-- begin Information shown --

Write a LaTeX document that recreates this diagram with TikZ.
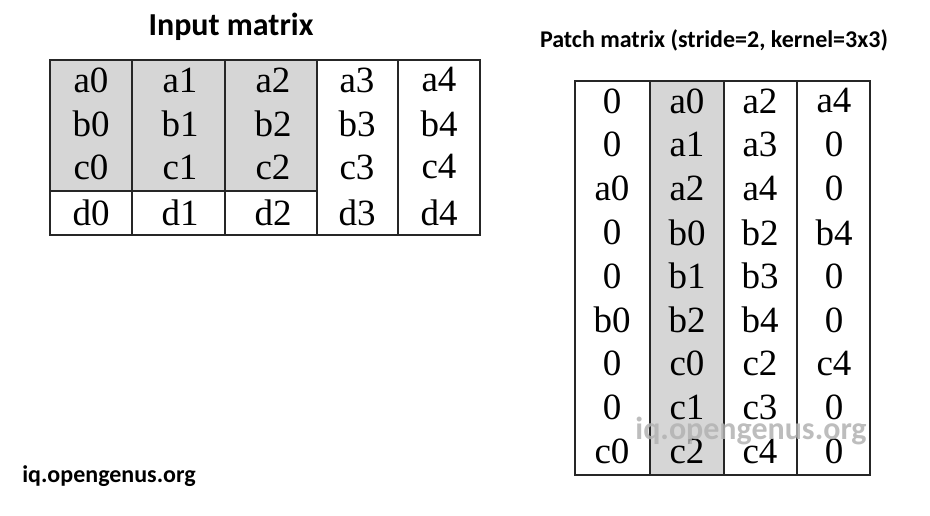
\documentclass[tikz,border=0pt]{standalone}
\usepackage{fontspec}
\setmainfont{Liberation Serif}
\newfontfamily\carlitofont{Carlito}
\begin{document}
\begin{tikzpicture}[x=1pt,y=-1pt,
  cell/.style={font=\fontsize{37}{37}\selectfont, inner sep=0pt, anchor=center},
  grid/.style={line width=1.2pt, draw=black!85},
  shade/.style={fill=black!16}]
\useasboundingbox (0,0) rectangle (930,516);
% input matrix
\fill[shade] (50,60) rectangle (317,191);
\draw[grid] (50,60) rectangle (480,235);
\draw[grid] (50,191) -- (317,191);
\foreach \x in {132,225,317,398} \draw[grid] (\x,60) -- (\x,235);
\node[font=\carlitofont\bfseries\fontsize{32}{32}\selectfont] (t1) at (231,27) {Input matrix};
\foreach \r/\y in {a/80,b/124,c/167,d/213}
  \foreach \c/\x in {0/91,1/180,2/273,3/357,4/439}
    \node[cell] (i\r\c) at (\x,\y) {\r\c};
% patch matrix
\fill[shade] (650,81) rectangle (724,475);
\draw[grid] (575,81) rectangle (870,475);
\foreach \x in {650,724,797} \draw[grid] (\x,81) -- (\x,475);
\node[font=\carlitofont\bfseries\fontsize{24}{24}\selectfont] (t2) at (714,40) {Patch matrix (stride=2, kernel=3x3)};
\foreach \a/\b/\cc/\d [count=\i] in {0/a0/a2/a4, 0/a1/a3/0, a0/a2/a4/0, 0/b0/b2/b4, 0/b1/b3/0, b0/b2/b4/0, 0/c0/c2/c4, 0/c1/c3/0, c0/c2/c4/0}{
  \pgfmathsetmacro\yy{101+43.8*(\i-1)}
  \node[cell] (p\i a) at (612,\yy) {\a};
  \node[cell] (p\i b) at (687,\yy) {\b};
  \node[cell] (p\i c) at (760,\yy) {\cc};
  \node[cell] (p\i d) at (834,\yy) {\d};
}
\node[font=\carlitofont\bfseries\fontsize{32}{32}\selectfont, text=black!30, opacity=0.85] (w2) at (751,431) {iq.opengenus.org};
\node[font=\carlitofont\bfseries\fontsize{24}{24}\selectfont] (w1) at (109,476) {iq.opengenus.org};
\end{tikzpicture}
\end{document}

-- end Information shown --

Prompt
Make an exact copy of the data, leaving its pictures out.

Worked answer
Write a LaTeX document that recreates this diagram with TikZ.
\documentclass[tikz,border=0pt]{standalone}
\usepackage{fontspec}
\setmainfont{Liberation Serif}
\newfontfamily\carlitofont{Carlito}
\begin{document}
\begin{tikzpicture}[x=1pt,y=-1pt,
  cell/.style={font=\fontsize{37}{37}\selectfont, inner sep=0pt, anchor=center},
  grid/.style={line width=1.2pt, draw=black!85},
  shade/.style={fill=black!16}]
\useasboundingbox (0,0) rectangle (930,516);
% input matrix
\fill[shade] (50,60) rectangle (317,191);
\draw[grid] (50,60) rectangle (480,235);
\draw[grid] (50,191) -- (317,191);
\foreach \x in {132,225,317,398} \draw[grid] (\x,60) -- (\x,235);
\node[font=\carlitofont\bfseries\fontsize{32}{32}\selectfont] (t1) at (231,27) {Input matrix};
\foreach \r/\y in {a/80,b/124,c/167,d/213}
  \foreach \c/\x in {0/91,1/180,2/273,3/357,4/439}
    \node[cell] (i\r\c) at (\x,\y) {\r\c};
% patch matrix
\fill[shade] (650,81) rectangle (724,475);
\draw[grid] (575,81) rectangle (870,475);
\foreach \x in {650,724,797} \draw[grid] (\x,81) -- (\x,475);
\node[font=\carlitofont\bfseries\fontsize{24}{24}\selectfont] (t2) at (714,40) {Patch matrix (stride=2, kernel=3x3)};
\foreach \a/\b/\cc/\d [count=\i] in {0/a0/a2/a4, 0/a1/a3/0, a0/a2/a4/0, 0/b0/b2/b4, 0/b1/b3/0, b0/b2/b4/0, 0/c0/c2/c4, 0/c1/c3/0, c0/c2/c4/0}{
  \pgfmathsetmacro\yy{101+43.8*(\i-1)}
  \node[cell] (p\i a) at (612,\yy) {\a};
  \node[cell] (p\i b) at (687,\yy) {\b};
  \node[cell] (p\i c) at (760,\yy) {\cc};
  \node[cell] (p\i d) at (834,\yy) {\d};
}
\node[font=\carlitofont\bfseries\fontsize{32}{32}\selectfont, text=black!30, opacity=0.85] (w2) at (751,431) {iq.opengenus.org};
\node[font=\carlitofont\bfseries\fontsize{24}{24}\selectfont] (w1) at (109,476) {iq.opengenus.org};
\end{tikzpicture}
\end{document}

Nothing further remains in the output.